Crucially, these gains did not reduce output—Protocol growers produced 20% more cotton per acre than the U.S. average, reinforcing that sustainability and productivity can be mutually reinforcing.
The data arrives as brands face unprecedented disclosure challenges. Under CSRD, companies must report transparent, audit-ready data across their entire value chain—especially Scope 3 emissions. The Trust Protocol provides:
• verified field-level data,
• traceability to the bale,
• alignment with SBT and due diligence frameworks, and
• partnerships with ISEAL, Cascale, Textile Exchange and Field to Market to create a Climate-Focused Data Integrity Framework.

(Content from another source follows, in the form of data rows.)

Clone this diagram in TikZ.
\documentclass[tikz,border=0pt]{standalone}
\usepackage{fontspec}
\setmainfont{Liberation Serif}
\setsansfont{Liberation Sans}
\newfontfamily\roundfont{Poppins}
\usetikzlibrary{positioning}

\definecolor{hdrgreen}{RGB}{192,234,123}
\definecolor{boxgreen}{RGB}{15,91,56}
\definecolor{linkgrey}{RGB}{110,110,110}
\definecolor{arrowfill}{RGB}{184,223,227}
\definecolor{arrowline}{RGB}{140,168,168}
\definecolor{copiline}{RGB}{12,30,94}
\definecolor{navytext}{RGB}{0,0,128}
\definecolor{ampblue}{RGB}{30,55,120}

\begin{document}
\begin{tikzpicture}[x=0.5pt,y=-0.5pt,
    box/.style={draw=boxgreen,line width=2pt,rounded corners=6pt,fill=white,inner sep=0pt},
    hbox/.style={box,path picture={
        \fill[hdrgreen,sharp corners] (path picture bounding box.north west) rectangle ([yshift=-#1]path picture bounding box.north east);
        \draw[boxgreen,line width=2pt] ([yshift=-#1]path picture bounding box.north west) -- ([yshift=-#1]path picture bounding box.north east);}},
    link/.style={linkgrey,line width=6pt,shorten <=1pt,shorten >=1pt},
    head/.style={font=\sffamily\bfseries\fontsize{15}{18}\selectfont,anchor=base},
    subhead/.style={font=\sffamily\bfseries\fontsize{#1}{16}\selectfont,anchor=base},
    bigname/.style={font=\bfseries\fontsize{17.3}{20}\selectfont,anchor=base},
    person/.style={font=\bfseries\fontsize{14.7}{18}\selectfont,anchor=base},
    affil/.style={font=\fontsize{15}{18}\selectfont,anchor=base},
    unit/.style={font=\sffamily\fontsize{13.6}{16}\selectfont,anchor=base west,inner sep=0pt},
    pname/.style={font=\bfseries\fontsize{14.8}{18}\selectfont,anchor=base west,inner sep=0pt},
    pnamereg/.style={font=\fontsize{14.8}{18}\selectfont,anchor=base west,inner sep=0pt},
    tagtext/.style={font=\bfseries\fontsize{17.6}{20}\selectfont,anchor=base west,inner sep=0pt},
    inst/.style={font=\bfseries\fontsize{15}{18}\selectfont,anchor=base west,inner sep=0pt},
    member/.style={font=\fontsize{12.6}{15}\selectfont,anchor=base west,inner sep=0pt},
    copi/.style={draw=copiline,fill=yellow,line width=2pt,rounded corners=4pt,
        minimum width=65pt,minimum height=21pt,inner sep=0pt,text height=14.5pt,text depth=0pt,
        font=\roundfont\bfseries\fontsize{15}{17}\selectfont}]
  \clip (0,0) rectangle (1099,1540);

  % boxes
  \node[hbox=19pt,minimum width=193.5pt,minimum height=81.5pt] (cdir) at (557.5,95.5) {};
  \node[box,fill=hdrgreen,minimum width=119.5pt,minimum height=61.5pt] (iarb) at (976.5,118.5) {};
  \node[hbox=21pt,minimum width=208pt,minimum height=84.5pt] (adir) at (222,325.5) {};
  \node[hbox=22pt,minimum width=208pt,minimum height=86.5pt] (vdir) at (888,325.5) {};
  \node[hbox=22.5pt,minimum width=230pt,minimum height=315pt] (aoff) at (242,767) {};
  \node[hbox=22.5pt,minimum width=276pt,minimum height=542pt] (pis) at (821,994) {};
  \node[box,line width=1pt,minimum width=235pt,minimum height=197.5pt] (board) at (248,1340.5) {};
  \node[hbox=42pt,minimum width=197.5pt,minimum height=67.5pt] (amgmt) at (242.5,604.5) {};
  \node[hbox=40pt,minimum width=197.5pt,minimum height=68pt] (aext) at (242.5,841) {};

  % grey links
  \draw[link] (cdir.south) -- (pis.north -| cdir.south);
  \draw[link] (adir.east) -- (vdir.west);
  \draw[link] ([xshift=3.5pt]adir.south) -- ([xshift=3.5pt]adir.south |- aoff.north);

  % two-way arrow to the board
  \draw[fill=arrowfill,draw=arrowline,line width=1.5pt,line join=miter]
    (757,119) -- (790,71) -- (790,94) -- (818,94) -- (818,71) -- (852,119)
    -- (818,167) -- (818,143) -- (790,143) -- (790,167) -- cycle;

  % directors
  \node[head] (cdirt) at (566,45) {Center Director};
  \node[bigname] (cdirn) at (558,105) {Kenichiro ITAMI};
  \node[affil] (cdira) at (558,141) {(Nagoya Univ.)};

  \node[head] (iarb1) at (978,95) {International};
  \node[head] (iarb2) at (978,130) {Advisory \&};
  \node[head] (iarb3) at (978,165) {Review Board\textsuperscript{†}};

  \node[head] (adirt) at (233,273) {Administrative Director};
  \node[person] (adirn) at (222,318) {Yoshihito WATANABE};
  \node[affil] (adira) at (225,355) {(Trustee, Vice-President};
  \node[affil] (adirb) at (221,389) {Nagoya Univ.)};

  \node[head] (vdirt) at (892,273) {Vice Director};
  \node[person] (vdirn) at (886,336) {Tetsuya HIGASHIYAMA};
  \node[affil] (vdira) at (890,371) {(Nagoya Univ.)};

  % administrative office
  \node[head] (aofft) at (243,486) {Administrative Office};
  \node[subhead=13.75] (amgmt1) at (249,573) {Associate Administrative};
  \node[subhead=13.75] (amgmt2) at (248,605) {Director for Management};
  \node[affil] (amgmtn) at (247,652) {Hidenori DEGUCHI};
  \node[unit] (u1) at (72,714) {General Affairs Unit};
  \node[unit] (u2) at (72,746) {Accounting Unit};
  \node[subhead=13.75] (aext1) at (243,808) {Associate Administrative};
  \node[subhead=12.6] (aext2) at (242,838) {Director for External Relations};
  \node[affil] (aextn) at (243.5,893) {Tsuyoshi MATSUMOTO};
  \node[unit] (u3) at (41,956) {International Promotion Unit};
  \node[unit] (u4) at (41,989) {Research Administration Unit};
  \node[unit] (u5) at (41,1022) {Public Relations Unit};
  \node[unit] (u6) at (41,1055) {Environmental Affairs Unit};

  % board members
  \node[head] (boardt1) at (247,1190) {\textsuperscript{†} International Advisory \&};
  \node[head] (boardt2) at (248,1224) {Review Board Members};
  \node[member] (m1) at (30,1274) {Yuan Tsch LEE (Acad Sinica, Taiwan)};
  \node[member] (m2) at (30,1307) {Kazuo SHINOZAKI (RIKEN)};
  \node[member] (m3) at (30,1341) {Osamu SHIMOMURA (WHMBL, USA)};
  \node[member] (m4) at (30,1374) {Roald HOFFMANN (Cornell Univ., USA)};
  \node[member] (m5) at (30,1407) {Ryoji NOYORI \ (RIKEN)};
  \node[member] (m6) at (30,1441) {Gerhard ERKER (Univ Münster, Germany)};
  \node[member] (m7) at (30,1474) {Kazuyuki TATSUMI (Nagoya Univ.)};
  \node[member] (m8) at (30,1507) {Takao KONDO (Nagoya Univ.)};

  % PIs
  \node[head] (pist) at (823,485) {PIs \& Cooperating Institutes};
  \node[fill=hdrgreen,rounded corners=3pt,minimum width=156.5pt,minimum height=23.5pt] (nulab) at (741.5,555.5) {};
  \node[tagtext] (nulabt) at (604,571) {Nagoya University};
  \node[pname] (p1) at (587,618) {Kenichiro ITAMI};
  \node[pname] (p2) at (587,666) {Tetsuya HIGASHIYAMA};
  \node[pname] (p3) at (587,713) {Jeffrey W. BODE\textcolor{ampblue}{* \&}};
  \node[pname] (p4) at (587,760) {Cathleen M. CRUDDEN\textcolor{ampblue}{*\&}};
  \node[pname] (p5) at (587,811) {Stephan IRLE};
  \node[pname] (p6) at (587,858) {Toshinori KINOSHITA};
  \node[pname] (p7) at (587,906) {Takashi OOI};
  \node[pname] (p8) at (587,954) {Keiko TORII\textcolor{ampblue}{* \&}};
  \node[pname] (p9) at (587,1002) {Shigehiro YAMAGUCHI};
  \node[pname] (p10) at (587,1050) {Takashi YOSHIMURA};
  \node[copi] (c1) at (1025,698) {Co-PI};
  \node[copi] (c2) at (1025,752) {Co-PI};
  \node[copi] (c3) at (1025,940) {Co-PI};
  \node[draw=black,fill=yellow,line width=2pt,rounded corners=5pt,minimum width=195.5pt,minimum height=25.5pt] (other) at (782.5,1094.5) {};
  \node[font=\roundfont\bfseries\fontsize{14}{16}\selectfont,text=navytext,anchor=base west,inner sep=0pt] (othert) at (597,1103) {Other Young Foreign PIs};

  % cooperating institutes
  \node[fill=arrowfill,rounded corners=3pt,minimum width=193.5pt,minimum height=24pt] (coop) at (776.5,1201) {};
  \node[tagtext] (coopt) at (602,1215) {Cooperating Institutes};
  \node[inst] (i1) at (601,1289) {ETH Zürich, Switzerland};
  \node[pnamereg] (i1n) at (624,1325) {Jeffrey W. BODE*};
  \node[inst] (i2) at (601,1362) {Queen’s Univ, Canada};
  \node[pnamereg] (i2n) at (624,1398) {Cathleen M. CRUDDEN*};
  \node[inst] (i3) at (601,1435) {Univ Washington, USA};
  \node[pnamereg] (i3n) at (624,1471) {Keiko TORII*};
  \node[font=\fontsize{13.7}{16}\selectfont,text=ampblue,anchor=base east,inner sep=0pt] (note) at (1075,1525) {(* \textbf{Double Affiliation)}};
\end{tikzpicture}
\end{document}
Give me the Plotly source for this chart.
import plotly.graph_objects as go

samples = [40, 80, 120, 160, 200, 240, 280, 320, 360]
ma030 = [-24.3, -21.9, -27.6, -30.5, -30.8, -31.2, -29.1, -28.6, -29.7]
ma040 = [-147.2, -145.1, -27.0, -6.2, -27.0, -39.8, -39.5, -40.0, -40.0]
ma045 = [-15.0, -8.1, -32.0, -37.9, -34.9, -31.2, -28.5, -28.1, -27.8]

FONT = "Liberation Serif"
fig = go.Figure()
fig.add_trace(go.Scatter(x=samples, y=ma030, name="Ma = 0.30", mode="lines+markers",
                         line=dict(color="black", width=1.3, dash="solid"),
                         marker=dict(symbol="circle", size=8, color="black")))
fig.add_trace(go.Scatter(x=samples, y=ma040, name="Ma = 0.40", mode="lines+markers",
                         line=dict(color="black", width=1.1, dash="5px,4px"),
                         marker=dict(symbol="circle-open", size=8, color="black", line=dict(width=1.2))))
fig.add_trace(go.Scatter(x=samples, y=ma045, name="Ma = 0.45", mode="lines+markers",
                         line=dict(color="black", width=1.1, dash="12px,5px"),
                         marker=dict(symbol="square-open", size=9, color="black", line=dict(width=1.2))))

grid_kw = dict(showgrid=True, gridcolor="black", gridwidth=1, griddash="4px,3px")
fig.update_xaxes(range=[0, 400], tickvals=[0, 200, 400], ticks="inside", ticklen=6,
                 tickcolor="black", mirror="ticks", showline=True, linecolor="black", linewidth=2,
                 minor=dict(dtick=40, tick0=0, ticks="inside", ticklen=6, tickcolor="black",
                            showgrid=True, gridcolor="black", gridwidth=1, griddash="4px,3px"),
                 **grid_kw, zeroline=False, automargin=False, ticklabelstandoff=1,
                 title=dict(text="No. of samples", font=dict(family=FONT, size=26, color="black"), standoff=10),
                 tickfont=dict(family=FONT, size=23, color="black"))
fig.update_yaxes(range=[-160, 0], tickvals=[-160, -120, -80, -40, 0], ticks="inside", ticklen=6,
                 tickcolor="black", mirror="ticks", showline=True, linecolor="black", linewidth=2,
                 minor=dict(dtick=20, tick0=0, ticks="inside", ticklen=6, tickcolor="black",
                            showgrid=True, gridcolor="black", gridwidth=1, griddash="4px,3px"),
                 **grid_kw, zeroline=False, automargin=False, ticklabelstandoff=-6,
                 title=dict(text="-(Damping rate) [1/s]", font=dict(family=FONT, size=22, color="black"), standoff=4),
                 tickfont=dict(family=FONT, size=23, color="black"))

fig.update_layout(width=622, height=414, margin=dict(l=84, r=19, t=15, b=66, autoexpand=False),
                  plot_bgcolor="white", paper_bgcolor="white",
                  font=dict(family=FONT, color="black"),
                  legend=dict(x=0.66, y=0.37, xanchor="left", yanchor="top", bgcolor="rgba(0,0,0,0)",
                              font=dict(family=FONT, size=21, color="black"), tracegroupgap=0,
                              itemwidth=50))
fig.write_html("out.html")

This bolsters confidence in brands making environmental claims and seeking credible pathways to Scope 3 decarbonization.
This alignment is already resonating. In 2024/25, Protocol traceability adoption surged by 413%, with 126,000 tons of Protocol cotton traced across 690 million finished products by 20 brands.
The Trust Protocol is scaling its regenerative agriculture work through a new pilot that traces both practices and measurable outcomes, using a dual-framework aligned with Field to Market standards. Minimum requirements cover soil health, water, synthetic inputs and biodiversity, with full rollout planned for 2026.
By elevating data integrity and expanding regenerative sourcing options, the Trust Protocol is positioning U.S. cotton as one of the most transparently measured and sustainably verified fibres in the world—an increasingly valuable proposition as global legislation tightens and brands seek dependable, evidence-based partners in their sustainability journey.